[What you need to do]:
Copy exactly, and only, the lines starting at the line with "What seaborn and" and ending at the line with "a_high_c = [27.5, 42.4, 56.5, 64.8, 66.6, 68.0, 69.7, 87.7]". Leave every picture out of the copy.

[Items]:

--- start ---

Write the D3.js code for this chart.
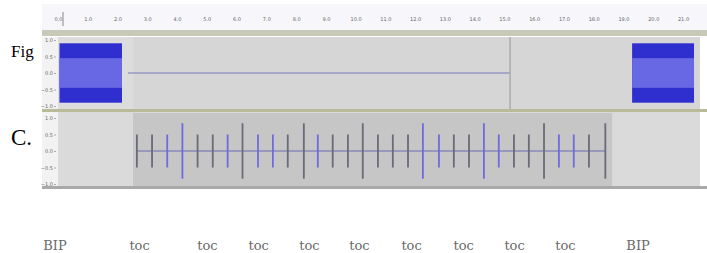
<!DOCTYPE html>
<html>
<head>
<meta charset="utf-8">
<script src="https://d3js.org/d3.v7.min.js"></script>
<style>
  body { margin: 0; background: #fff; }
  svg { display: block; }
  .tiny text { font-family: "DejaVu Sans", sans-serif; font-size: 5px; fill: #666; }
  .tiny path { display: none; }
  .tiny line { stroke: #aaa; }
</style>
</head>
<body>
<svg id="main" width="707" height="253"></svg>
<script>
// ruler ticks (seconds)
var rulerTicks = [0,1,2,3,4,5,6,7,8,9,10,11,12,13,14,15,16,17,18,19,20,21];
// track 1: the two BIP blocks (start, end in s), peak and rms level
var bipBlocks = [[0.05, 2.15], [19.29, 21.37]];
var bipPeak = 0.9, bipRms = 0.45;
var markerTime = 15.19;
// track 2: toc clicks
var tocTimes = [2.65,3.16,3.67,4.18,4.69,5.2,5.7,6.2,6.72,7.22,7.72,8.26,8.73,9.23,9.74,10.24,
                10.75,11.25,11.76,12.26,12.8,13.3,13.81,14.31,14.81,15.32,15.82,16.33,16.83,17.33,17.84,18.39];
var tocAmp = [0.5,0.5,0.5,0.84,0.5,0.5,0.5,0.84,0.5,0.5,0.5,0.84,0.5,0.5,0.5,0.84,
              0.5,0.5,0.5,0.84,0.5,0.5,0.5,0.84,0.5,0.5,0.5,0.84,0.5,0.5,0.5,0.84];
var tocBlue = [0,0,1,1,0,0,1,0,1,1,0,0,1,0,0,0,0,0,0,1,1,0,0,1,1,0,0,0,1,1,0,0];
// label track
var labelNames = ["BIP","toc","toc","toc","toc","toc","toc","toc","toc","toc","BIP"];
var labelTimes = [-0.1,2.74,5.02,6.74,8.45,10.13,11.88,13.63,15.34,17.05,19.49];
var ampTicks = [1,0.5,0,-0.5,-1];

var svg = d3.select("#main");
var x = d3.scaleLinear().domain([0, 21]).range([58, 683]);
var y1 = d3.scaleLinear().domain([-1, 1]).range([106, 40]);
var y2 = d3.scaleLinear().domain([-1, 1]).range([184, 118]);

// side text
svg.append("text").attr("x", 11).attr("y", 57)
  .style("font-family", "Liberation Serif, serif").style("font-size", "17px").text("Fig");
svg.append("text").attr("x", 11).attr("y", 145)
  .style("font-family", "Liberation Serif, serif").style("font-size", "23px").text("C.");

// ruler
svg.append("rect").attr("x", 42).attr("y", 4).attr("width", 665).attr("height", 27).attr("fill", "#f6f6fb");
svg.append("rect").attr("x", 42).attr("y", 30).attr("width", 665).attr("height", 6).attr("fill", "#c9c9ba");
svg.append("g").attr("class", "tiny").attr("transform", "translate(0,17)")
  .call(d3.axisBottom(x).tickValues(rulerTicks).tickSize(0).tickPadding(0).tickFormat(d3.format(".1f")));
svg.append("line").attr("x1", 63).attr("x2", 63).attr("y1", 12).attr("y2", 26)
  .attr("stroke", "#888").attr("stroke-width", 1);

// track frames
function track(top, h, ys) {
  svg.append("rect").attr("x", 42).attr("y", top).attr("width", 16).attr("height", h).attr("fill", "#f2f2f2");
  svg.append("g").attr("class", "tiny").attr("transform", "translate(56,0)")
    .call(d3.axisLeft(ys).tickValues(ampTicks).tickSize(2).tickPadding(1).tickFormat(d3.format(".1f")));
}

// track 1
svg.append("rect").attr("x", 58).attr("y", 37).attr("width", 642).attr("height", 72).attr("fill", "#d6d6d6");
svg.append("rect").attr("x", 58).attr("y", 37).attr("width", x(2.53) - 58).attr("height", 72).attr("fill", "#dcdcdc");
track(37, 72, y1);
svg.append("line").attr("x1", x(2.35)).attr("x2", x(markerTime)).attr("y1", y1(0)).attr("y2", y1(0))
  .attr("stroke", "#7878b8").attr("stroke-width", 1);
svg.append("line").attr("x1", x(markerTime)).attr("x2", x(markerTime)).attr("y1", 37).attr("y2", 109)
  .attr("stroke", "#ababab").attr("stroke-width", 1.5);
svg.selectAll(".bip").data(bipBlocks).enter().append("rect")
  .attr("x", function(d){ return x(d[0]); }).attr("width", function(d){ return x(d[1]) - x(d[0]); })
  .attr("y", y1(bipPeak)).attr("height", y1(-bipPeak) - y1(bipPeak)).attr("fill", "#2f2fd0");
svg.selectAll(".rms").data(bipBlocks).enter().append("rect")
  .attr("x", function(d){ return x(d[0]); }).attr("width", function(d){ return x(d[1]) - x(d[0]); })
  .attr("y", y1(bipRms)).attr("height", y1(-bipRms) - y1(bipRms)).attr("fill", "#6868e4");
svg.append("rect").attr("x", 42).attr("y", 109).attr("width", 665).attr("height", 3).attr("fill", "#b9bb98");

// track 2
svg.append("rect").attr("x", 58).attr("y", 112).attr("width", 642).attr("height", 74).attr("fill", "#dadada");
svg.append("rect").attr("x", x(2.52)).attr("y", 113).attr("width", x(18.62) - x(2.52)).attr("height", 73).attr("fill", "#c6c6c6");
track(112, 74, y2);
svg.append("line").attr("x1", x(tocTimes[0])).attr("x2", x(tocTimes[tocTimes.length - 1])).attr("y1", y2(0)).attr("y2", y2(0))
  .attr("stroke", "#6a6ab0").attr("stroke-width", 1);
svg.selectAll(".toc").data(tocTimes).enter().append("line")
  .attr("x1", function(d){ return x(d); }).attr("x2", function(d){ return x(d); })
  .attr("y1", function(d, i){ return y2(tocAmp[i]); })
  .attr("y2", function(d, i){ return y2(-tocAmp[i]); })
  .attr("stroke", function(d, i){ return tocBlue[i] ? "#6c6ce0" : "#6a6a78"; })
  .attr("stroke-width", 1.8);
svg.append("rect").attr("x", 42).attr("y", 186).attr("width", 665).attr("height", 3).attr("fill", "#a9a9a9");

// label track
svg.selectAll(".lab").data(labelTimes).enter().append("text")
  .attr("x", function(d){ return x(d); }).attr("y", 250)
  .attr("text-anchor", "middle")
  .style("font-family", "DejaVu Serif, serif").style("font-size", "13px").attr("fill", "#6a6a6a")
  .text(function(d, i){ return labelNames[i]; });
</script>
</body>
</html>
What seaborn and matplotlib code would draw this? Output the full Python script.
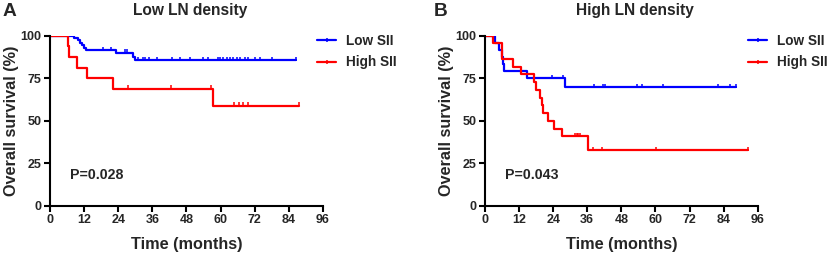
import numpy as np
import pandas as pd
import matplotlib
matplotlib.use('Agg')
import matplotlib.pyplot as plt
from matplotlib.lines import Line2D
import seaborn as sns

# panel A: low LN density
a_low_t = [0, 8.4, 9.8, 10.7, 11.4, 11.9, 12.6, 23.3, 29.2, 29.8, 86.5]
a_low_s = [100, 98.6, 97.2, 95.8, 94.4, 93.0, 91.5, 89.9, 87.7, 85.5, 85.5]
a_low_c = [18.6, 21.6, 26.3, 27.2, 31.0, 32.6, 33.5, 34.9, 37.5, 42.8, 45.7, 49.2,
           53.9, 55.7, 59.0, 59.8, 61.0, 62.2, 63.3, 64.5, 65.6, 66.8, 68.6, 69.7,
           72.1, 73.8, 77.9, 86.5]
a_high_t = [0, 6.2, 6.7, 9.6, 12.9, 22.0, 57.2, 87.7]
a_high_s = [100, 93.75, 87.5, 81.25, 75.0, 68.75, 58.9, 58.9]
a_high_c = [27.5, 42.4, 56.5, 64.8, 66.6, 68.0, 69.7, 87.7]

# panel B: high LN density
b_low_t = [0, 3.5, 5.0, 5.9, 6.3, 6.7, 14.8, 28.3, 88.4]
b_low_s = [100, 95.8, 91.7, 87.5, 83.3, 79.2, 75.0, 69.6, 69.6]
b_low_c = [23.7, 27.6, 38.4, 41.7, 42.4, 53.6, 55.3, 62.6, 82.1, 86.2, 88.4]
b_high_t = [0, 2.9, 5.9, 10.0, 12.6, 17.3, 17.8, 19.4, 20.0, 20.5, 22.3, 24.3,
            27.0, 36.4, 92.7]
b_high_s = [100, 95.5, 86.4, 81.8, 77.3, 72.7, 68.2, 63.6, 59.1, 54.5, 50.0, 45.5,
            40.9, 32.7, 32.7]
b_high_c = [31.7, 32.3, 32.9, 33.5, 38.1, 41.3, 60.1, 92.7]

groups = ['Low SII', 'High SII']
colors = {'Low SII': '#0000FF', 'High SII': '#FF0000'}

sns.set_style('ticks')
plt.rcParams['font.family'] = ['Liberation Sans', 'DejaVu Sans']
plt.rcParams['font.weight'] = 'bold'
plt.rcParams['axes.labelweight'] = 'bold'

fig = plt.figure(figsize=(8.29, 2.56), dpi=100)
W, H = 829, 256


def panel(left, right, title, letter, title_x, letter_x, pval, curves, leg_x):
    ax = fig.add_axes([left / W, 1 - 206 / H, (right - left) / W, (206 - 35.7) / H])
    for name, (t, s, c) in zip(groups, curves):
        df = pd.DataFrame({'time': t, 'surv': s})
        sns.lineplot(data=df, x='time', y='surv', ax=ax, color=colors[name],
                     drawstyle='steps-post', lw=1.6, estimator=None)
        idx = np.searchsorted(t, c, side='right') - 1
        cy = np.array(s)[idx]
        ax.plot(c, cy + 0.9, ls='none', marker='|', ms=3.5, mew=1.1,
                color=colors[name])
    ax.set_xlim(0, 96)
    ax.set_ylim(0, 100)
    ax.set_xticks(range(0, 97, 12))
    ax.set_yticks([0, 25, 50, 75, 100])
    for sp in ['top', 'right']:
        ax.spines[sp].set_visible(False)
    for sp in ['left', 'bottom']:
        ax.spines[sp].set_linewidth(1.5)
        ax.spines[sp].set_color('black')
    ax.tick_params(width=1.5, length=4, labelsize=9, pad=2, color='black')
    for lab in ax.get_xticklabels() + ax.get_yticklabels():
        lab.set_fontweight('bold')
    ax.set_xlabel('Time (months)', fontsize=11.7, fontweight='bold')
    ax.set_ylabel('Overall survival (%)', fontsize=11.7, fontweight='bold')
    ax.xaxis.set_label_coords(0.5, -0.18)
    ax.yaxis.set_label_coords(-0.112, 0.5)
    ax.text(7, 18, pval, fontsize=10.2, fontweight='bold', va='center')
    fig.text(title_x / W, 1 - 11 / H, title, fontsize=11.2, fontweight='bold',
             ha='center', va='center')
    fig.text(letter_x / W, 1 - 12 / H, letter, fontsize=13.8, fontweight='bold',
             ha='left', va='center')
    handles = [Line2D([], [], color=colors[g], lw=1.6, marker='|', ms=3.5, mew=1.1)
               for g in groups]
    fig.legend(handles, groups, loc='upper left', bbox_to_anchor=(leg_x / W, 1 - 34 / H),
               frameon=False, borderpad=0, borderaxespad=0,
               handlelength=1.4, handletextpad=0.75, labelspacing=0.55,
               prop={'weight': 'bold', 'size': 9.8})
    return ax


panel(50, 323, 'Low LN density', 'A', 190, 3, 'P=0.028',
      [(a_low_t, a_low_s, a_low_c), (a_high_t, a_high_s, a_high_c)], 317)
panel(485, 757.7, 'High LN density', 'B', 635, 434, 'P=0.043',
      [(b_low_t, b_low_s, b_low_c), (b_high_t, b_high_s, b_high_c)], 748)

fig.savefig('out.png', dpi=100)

--- end ---

[Correct output]:
What seaborn and matplotlib code would draw this? Output the full Python script.
import numpy as np
import pandas as pd
import matplotlib
matplotlib.use('Agg')
import matplotlib.pyplot as plt
from matplotlib.lines import Line2D
import seaborn as sns

# panel A: low LN density
a_low_t = [0, 8.4, 9.8, 10.7, 11.4, 11.9, 12.6, 23.3, 29.2, 29.8, 86.5]
a_low_s = [100, 98.6, 97.2, 95.8, 94.4, 93.0, 91.5, 89.9, 87.7, 85.5, 85.5]
a_low_c = [18.6, 21.6, 26.3, 27.2, 31.0, 32.6, 33.5, 34.9, 37.5, 42.8, 45.7, 49.2,
           53.9, 55.7, 59.0, 59.8, 61.0, 62.2, 63.3, 64.5, 65.6, 66.8, 68.6, 69.7,
           72.1, 73.8, 77.9, 86.5]
a_high_t = [0, 6.2, 6.7, 9.6, 12.9, 22.0, 57.2, 87.7]
a_high_s = [100, 93.75, 87.5, 81.25, 75.0, 68.75, 58.9, 58.9]
a_high_c = [27.5, 42.4, 56.5, 64.8, 66.6, 68.0, 69.7, 87.7]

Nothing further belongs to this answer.